> **TASK REQUIREMENTS**:
Copy the listing verbatim, excluding any images found in it.

> **SOURCE EXCERPT**:
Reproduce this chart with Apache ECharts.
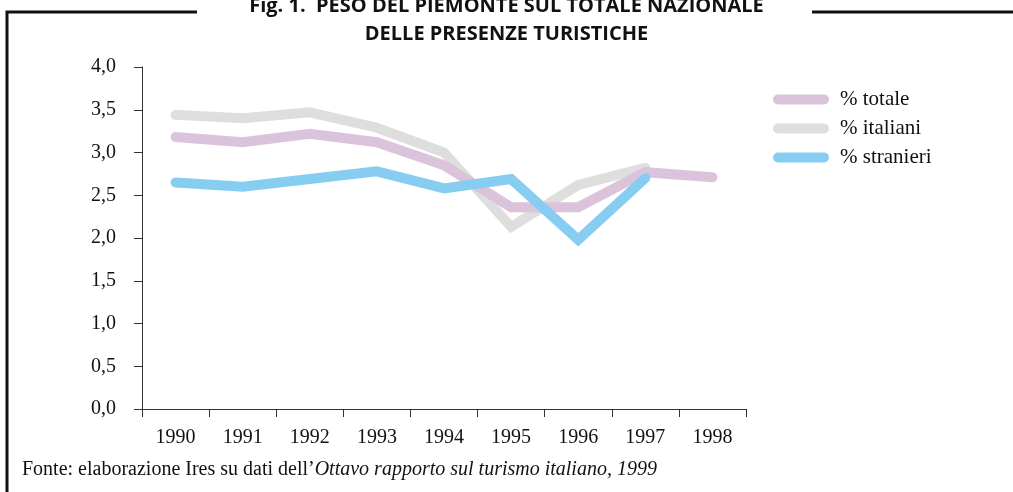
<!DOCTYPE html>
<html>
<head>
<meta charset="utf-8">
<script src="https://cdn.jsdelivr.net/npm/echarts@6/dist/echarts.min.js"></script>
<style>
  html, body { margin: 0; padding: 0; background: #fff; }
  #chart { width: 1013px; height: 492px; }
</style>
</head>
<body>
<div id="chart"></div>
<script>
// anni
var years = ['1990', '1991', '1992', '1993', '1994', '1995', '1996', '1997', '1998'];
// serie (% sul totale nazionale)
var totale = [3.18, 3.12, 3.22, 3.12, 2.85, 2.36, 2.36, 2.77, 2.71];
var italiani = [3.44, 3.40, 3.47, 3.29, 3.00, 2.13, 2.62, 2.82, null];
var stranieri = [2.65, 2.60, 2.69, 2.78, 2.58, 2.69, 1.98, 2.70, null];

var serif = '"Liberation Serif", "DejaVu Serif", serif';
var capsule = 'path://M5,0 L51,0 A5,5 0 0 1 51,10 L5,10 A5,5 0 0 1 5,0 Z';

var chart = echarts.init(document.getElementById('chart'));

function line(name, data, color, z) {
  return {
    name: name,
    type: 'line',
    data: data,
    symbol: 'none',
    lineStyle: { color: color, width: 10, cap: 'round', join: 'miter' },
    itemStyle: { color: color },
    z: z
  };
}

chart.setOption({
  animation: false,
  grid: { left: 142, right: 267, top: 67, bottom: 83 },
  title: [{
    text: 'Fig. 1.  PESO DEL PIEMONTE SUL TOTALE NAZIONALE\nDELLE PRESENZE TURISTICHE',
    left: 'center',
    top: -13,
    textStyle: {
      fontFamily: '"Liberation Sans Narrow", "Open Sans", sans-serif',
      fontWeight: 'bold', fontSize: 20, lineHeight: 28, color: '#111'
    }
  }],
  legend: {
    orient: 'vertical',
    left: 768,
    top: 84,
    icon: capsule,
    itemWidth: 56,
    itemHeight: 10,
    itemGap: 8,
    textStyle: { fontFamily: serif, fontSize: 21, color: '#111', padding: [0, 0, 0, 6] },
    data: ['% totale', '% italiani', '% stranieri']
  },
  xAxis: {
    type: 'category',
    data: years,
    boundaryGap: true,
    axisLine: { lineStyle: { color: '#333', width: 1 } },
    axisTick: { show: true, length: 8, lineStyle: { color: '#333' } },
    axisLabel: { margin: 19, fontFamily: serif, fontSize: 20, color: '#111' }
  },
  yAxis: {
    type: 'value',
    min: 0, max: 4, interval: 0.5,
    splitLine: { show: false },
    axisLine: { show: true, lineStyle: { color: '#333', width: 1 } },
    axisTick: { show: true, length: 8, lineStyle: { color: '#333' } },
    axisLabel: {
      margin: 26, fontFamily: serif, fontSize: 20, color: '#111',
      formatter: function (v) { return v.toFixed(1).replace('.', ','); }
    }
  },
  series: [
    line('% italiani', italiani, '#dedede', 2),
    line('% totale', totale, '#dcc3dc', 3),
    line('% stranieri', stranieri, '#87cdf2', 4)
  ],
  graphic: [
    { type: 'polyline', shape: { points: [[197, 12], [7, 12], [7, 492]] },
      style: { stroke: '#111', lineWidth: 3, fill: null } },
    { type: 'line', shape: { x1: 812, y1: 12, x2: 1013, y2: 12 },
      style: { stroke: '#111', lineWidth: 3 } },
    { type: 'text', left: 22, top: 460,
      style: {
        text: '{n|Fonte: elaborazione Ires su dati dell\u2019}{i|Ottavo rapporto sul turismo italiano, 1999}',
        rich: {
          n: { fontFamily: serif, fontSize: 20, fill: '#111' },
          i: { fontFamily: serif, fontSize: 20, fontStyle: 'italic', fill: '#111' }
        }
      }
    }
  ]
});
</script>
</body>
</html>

> **REPLY TO THE TASK**:
Reproduce this chart with Apache ECharts.
<!DOCTYPE html>
<html>
<head>
<meta charset="utf-8">
<script src="https://cdn.jsdelivr.net/npm/echarts@6/dist/echarts.min.js"></script>
<style>
  html, body { margin: 0; padding: 0; background: #fff; }
  #chart { width: 1013px; height: 492px; }
</style>
</head>
<body>
<div id="chart"></div>
<script>
// anni
var years = ['1990', '1991', '1992', '1993', '1994', '1995', '1996', '1997', '1998'];
// serie (% sul totale nazionale)
var totale = [3.18, 3.12, 3.22, 3.12, 2.85, 2.36, 2.36, 2.77, 2.71];
var italiani = [3.44, 3.40, 3.47, 3.29, 3.00, 2.13, 2.62, 2.82, null];
var stranieri = [2.65, 2.60, 2.69, 2.78, 2.58, 2.69, 1.98, 2.70, null];

var serif = '"Liberation Serif", "DejaVu Serif", serif';
var capsule = 'path://M5,0 L51,0 A5,5 0 0 1 51,10 L5,10 A5,5 0 0 1 5,0 Z';

var chart = echarts.init(document.getElementById('chart'));

function line(name, data, color, z) {
  return {
    name: name,
    type: 'line',
    data: data,
    symbol: 'none',
    lineStyle: { color: color, width: 10, cap: 'round', join: 'miter' },
    itemStyle: { color: color },
    z: z
  };
}

chart.setOption({
  animation: false,
  grid: { left: 142, right: 267, top: 67, bottom: 83 },
  title: [{
    text: 'Fig. 1.  PESO DEL PIEMONTE SUL TOTALE NAZIONALE\nDELLE PRESENZE TURISTICHE',
    left: 'center',
    top: -13,
    textStyle: {
      fontFamily: '"Liberation Sans Narrow", "Open Sans", sans-serif',
      fontWeight: 'bold', fontSize: 20, lineHeight: 28, color: '#111'
    }
  }],
  legend: {
    orient: 'vertical',
    left: 768,
    top: 84,
    icon: capsule,
    itemWidth: 56,
    itemHeight: 10,
    itemGap: 8,
    textStyle: { fontFamily: serif, fontSize: 21, color: '#111', padding: [0, 0, 0, 6] },
    data: ['% totale', '% italiani', '% stranieri']
  },
  xAxis: {
    type: 'category',
    data: years,
    boundaryGap: true,
    axisLine: { lineStyle: { color: '#333', width: 1 } },
    axisTick: { show: true, length: 8, lineStyle: { color: '#333' } },
    axisLabel: { margin: 19, fontFamily: serif, fontSize: 20, color: '#111' }
  },
  yAxis: {
    type: 'value',
    min: 0, max: 4, interval: 0.5,
    splitLine: { show: false },
    axisLine: { show: true, lineStyle: { color: '#333', width: 1 } },
    axisTick: { show: true, length: 8, lineStyle: { color: '#333' } },
    axisLabel: {
      margin: 26, fontFamily: serif, fontSize: 20, color: '#111',
      formatter: function (v) { return v.toFixed(1).replace('.', ','); }
    }
  },
  series: [
    line('% italiani', italiani, '#dedede', 2),
    line('% totale', totale, '#dcc3dc', 3),
    line('% stranieri', stranieri, '#87cdf2', 4)
  ],
  graphic: [
    { type: 'polyline', shape: { points: [[197, 12], [7, 12], [7, 492]] },
      style: { stroke: '#111', lineWidth: 3, fill: null } },
    { type: 'line', shape: { x1: 812, y1: 12, x2: 1013, y2: 12 },
      style: { stroke: '#111', lineWidth: 3 } },
    { type: 'text', left: 22, top: 460,
      style: {
        text: '{n|Fonte: elaborazione Ires su dati dell\u2019}{i|Ottavo rapporto sul turismo italiano, 1999}',
        rich: {
          n: { fontFamily: serif, fontSize: 20, fill: '#111' },
          i: { fontFamily: serif, fontSize: 20, fontStyle: 'italic', fill: '#111' }
        }
      }
    }
  ]
});
</script>
</body>
</html>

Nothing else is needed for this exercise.